My first beef: Crash won best movie of the year. Are you kidding me? This was the most unoriginal film I have ever seen with the most trite script, acting, and storytelling. It beat Capote, Brokeback Mountain, Munich and Good Night and Good Luck. Unbelievable. I really think that they should demand a recount. The only reason this movie won was because there were 100 leading actors from Hollywood. They tipped the damn vote! Or, or, maybe the movies in the category that are actually good just split the vote.

Dolly Parton was also robbed. The song from Hustle and Flow won..."It's hard out here for a pimp." Yeah...ohkay. Apparently, ever since they gave the Oscar to Eminem, the Academy has fancied themselves as a hip crowd that will let rap songs win Oscars. Well, good for them, but this was not the best song. They couldn't even get the person who originally performed it for the movie, actor Terrence Howard, to perform it at the ceremony. That should tell you something about it...Also, when Queen Latifah audibly guffaws when she reads that it has won the Oscar for best song...that should be a hint that it shouldn't have won.

I was happy with the fact that Reese Witherspoon won. She really deserved it, and I thought her speech was wonderful, and she didn't break my rule about NO WRITTEN SPEECHES! Good girl. She looked beautiful too.




Jennifer Aniston, on the other hand, looked like she found the plainest black dress she could drudge up from her old Rachel box, threw on some rhinestone costume jewelry and blew out her stringy "I did my own highlights with a box of Feria and a comb!" hair and stomped onto the red carpet. She fit in like a one-legged man at an ass-kicking contest.



Who invited her????

In other news, Lily Tomlin and Meryl Streep's bit was awesome. I also think it is a travesty that they only let the funny people come out to the Oscars to entertain the dramatists.
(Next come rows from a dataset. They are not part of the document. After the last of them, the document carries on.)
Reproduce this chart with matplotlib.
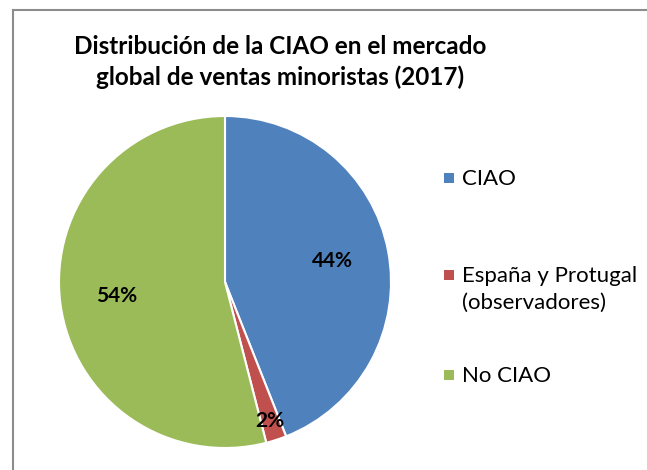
import numpy as np
import matplotlib
matplotlib.use('Agg')
import matplotlib.pyplot as plt
from matplotlib.patches import Rectangle
from matplotlib.lines import Line2D

plt.rcParams['font.family'] = ['Lato', 'DejaVu Sans']

labels = ['CIAO', 'España y Protugal\n(observadores)', 'No CIAO']
values = [44, 2, 54]
colors = ['#4F81BD', '#C0504D', '#9BBB59']
title = 'Distribución de la CIAO en el mercado\nglobal de ventas minoristas (2017)'

W, H = 647, 470
fig = plt.figure(figsize=(W / 100, H / 100), dpi=100)

# chart frame (runs off the right and bottom edges like the source)
fig.add_artist(Line2D([13 / W, 1.0], [1 - 10 / H, 1 - 10 / H], color='#8c8c8c', lw=1.5))
fig.add_artist(Line2D([13 / W, 13 / W], [0, 1 - 10 / H], color='#8c8c8c', lw=1.5))

# pie: centre (225, 282) px, radius 166 px
cx, cy, r = 225, 282, 166
ax = fig.add_axes([(cx - r) / W, (H - cy - r) / H, 2 * r / W, 2 * r / H])
wedges, _ = ax.pie(values, colors=colors, startangle=90, counterclock=False,
                   wedgeprops=dict(edgecolor='white', linewidth=1.5))
ax.set_xlim(-1, 1)
ax.set_ylim(-1, 1)

for w, v in zip(wedges, values):
    ang = np.deg2rad((w.theta1 + w.theta2) / 2)
    d = 0.88 if v < 5 else 0.66
    ax.text(d * np.cos(ang), d * np.sin(ang), f'{v}%', ha='center', va='center',
            fontsize=15, fontweight='bold', color='black')

fig.text(280 / W, 1 - 62 / H, title, ha='center', va='center', fontsize=17.5,
         fontweight='bold', linespacing=1.37)

# legend
rows = [178, 275, 375]
for c, lab, y in zip(colors, labels, rows):
    fig.add_artist(Rectangle((444 / W, 1 - (y + 5) / H), 10 / W, 10 / H,
                             facecolor=c, edgecolor='none'))
    for i, line in enumerate(lab.split('\n')):
        fig.text(462 / W, 1 - (y + 7 + 27 * i) / H, line, ha='left', va='baseline',
                 fontsize=16)

fig.savefig('out.png', dpi=100)
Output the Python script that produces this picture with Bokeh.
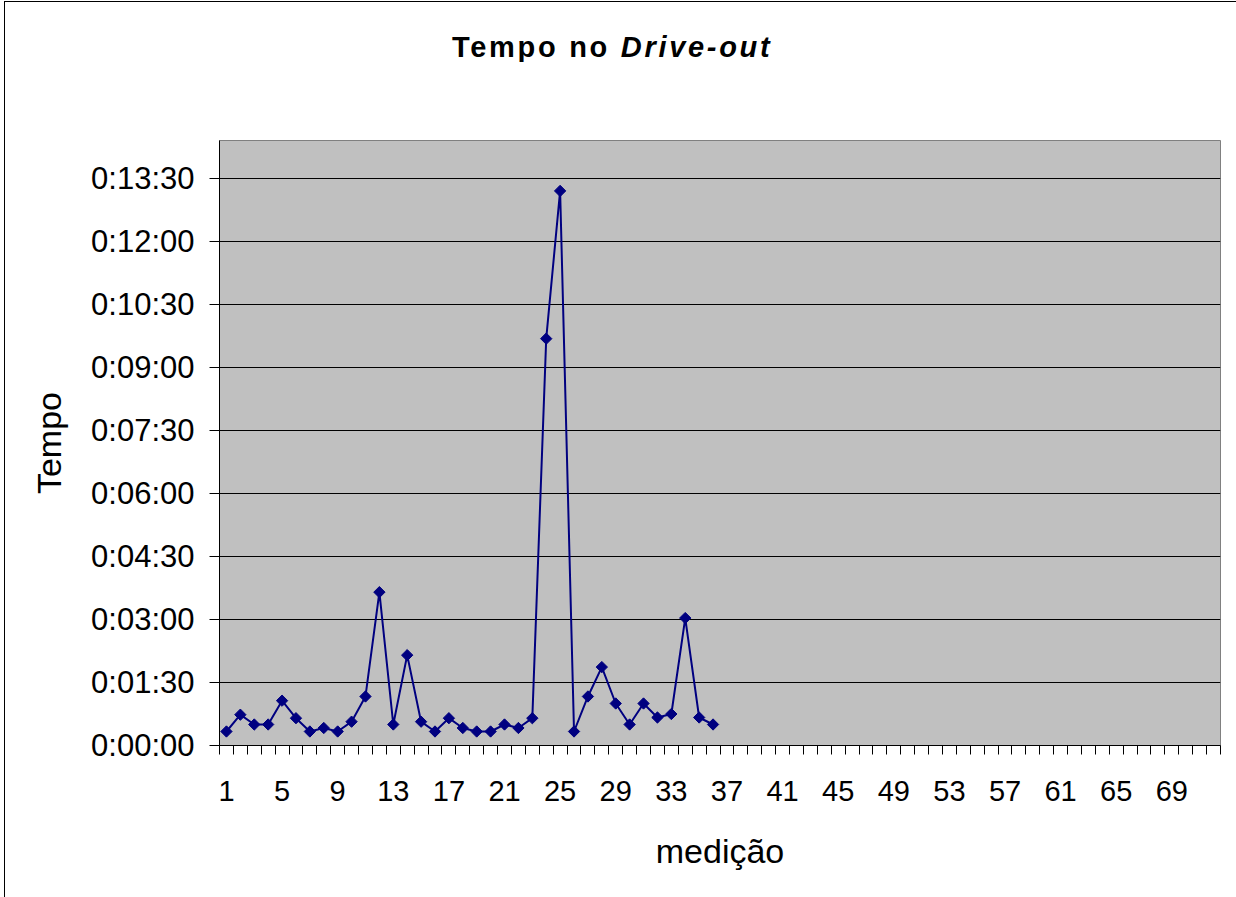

No, they can't create a comedy/musical category in the Oscars...but they can't give Oscars to movies or actors that are funny!!! That would be like giving an Oscar to a song about pimps with the word "shit" in it about 45 times. That would be like giving an Oscar to Halle Berry (who also has played a Bond girl and Catwoman, mind you) for showing her tits and saying "Can you make me feeeel goooooooood!?" Wait...

Anyway, my rant is over. I have a lot of other things I did and did not like...but those are the bigguns.

Cheerio.

I want to be a columnist for Rolling Stone real bad.